How to Rebalance Your Portfolio During Market Volatility

Rebalancing a portfolio during market volatility is essential to maintain your desired risk level and investment goals. It involves adjusting your asset allocation to ensure it aligns with your target distribution, especially when market fluctuations cause deviations. This process helps manage risk and can improve long-term returns.

Understanding Portfolio Rebalancing

Portfolio rebalancing is the process of realigning the weightings of assets in your investment portfolio. Over time, some investments may grow faster than others, causing your allocation to shift away from your original plan. Rebalancing restores the intended balance, reducing exposure to overperforming assets that may pose higher risks.

When to Rebalance

There are two common approaches to determine when to rebalance:

  • Time-based: Rebalancing occurs at regular intervals, such as quarterly or annually.
  • Threshold-based: Rebalancing is triggered when an asset class deviates by a specific percentage from its target allocation.

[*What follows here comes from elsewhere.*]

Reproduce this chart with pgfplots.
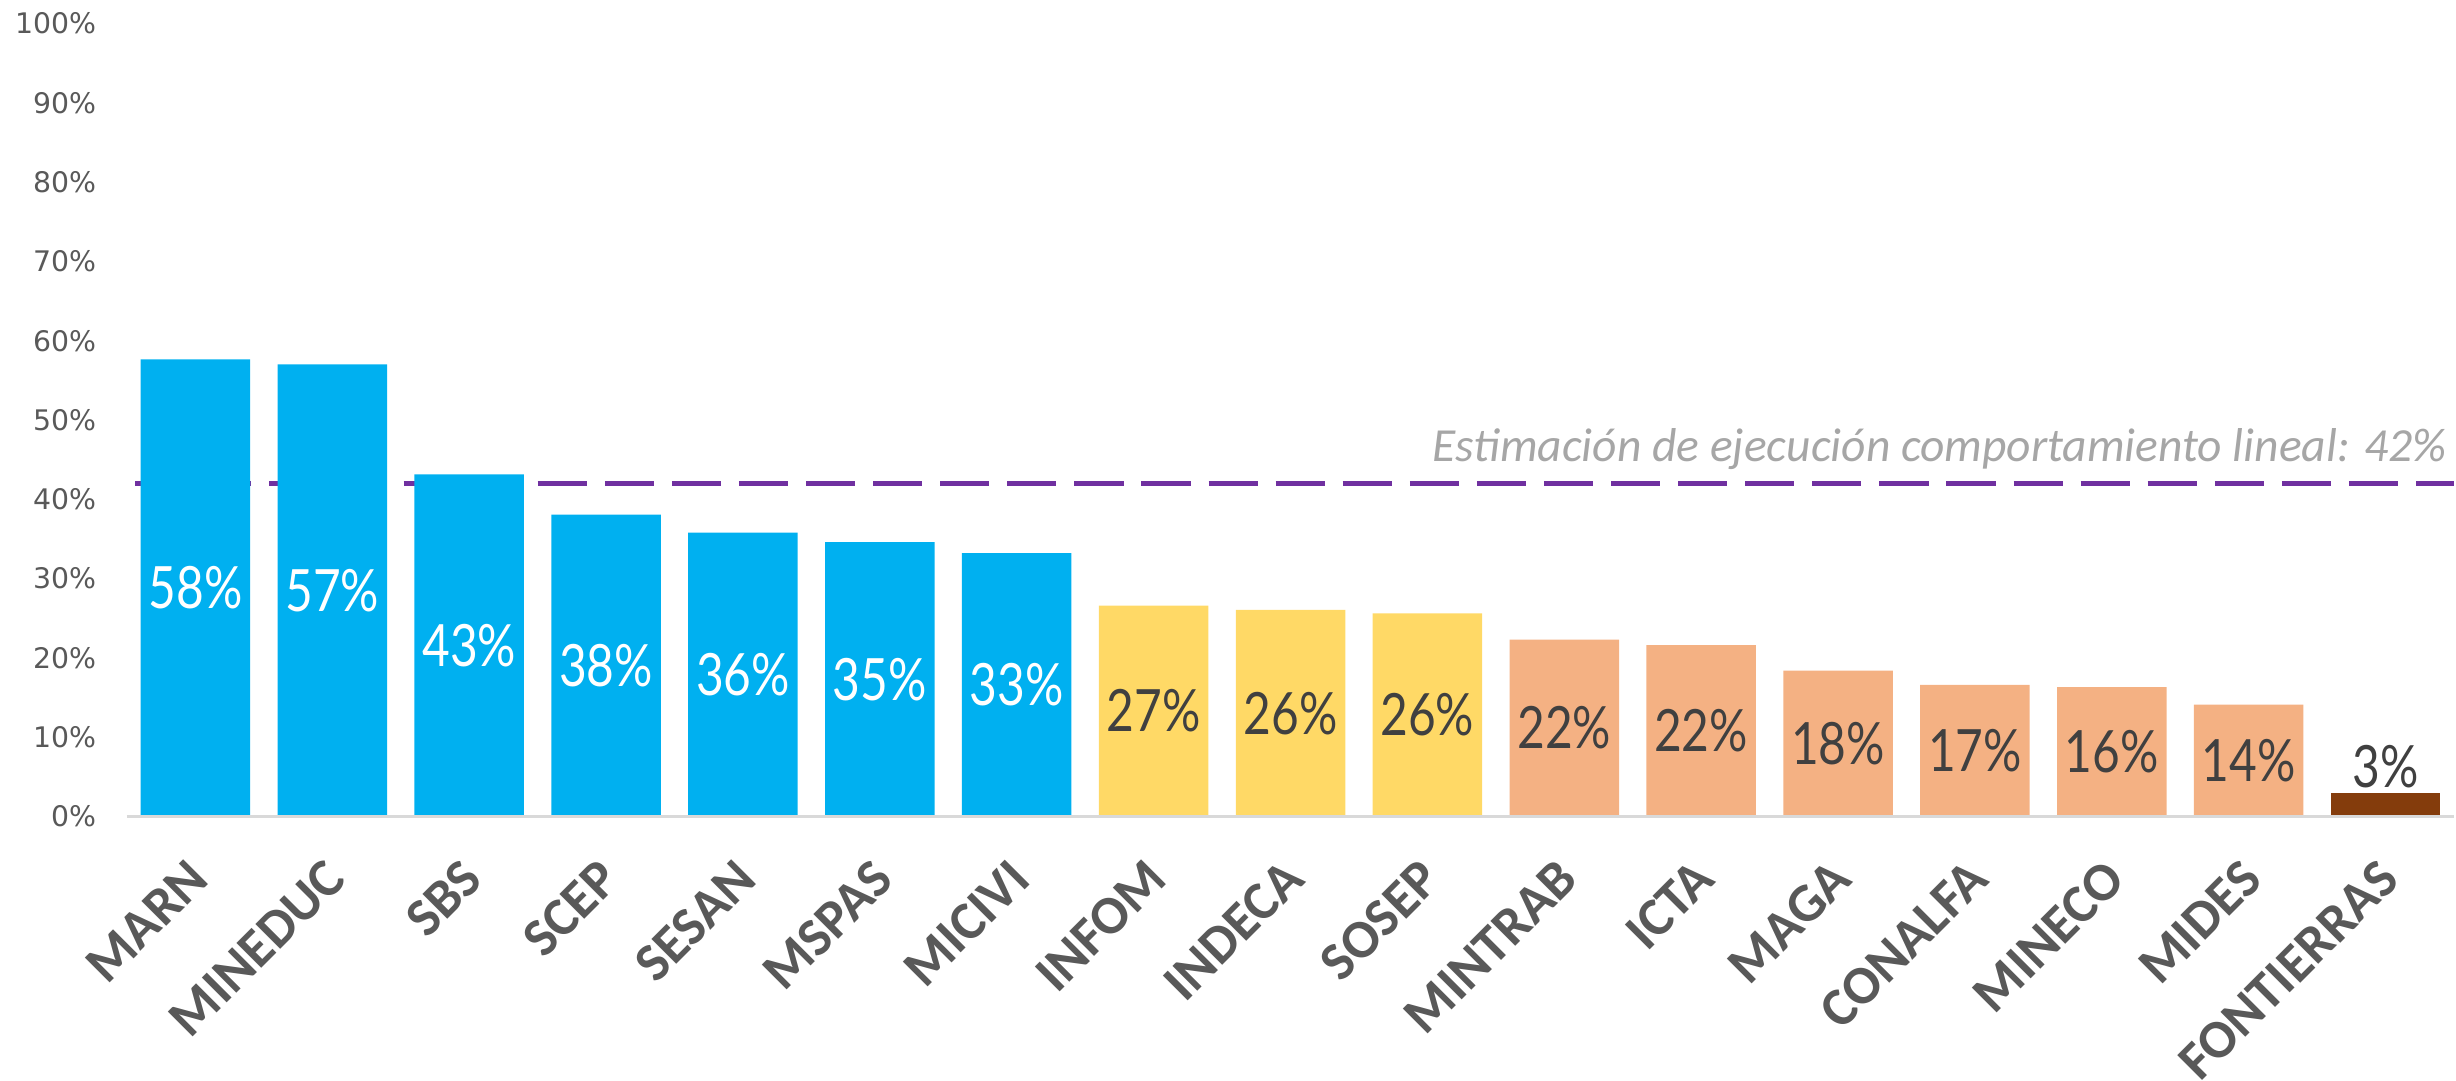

Strategies During Market Volatility

During periods of high market volatility, it is important to stay disciplined. Avoid making impulsive decisions based on short-term market movements. Instead, stick to your rebalancing plan and consider the following strategies:

  • Maintain cash reserves: Having cash on hand allows for rebalancing without selling assets at a loss.
  • Use dollar-cost averaging: Invest fixed amounts regularly to reduce the impact of volatility.
  • Prioritize long-term goals: Focus on your investment horizon rather than short-term fluctuations.